Reading in differential expression files in ./data/DegData/ directory: You can store them into different sub-directories based on species, as illustrated here. A combined deg_df for each species is generated and stored, which makes meta-analysis and cross-species comparison easier.

In addition, since some experiments contain more than one differential expression analysis file, they are combined into one for each experiment, as illustrated below. To do this, you will need to store multiples into a folder for each study. A schematic illustration is shown below:

# table names for files 
## assign names here
deg_df_names = c("subtype_deg_df", "mouse_deg_df", "rat_deg_df", "ipsc_deg_df", "db_deg_df", "cts_deg_df")
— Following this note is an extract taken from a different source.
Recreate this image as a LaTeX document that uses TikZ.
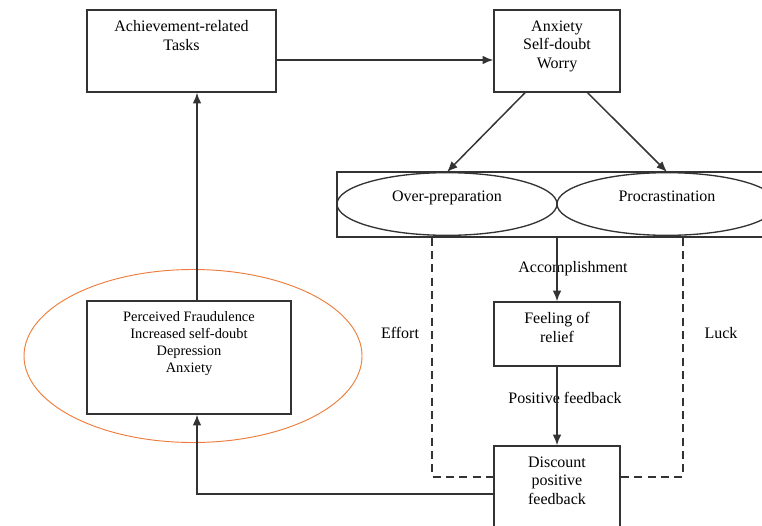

# you need to specify the names of the dataset (experiments) and store them in the list below
## assign names here
Dataset = c("mouse/Subtype DRG (Barry)/", "mouse/Mouse DRG Bulk/", "rat/Rat DRG Bulk/",
            "human/Human iPSC HSN1/", "human/Human skin Diabetes/", "human/Human skin Carpal Tunnel (CTS)/")

## just run this
human_deg_df = data.frame()
mouse_deg_df = data.frame()
rat_deg_df   = data.frame()

# for each experiment
for (j in 1:length(Dataset)) {
  
  # name of experiment
  name = Dataset[j] 
  
  # species  
  species = unlist(strsplit(name, split = "/"))[[1]]
  
  # DEs are a list of datasets in this experiment 
  DEs = str_sort(list.files(path = paste("./data/DegData/", name, sep=""), pattern = "*.csv"))
  DE_names <- substr(DEs, 0, nchar(DEs) - 4)# assign name to each population
  deg_list = list()
  
  # read in those datasets into one dataframes for each experiment
  for (i in 1:length(DE_names)) {
    df_name = DE_names[i]
    value   = read.csv(paste("./data/DegData/", name, DEs[i], sep=""), header = TRUE, row.names = 1)
    deg_list = append(deg_list, list(value))
  }
  
  dataset_combine_deg = generate_degdf(deg_list, DE_names, unlist(strsplit(name, split = "/"))[[2]])
  dbWriteTable(conn, deg_df_names[j], dataset_combine_deg)
  
  # add to species-specific lists of data frames 
  if (species == "human"){
    human_deg_df = rbind(human_deg_df, dataset_combine_deg)
  }
  if (species == "mouse"){
    mouse_deg_df = rbind(mouse_deg_df, dataset_combine_deg)
  }
  if (species == "rat"){
    rat_deg_df = rbind(rat_deg_df, dataset_combine_deg)
  }
  
}

# write species deg_df into table
dbWriteTable(conn, "mouse_all_deg_df", mouse_deg_df)
dbWriteTable(conn, "human_deg_df", human_deg_df)
dbWriteTable(conn, "rat_deg_df", rat_deg_df)

Now, the .db object should contain all data required to run your app.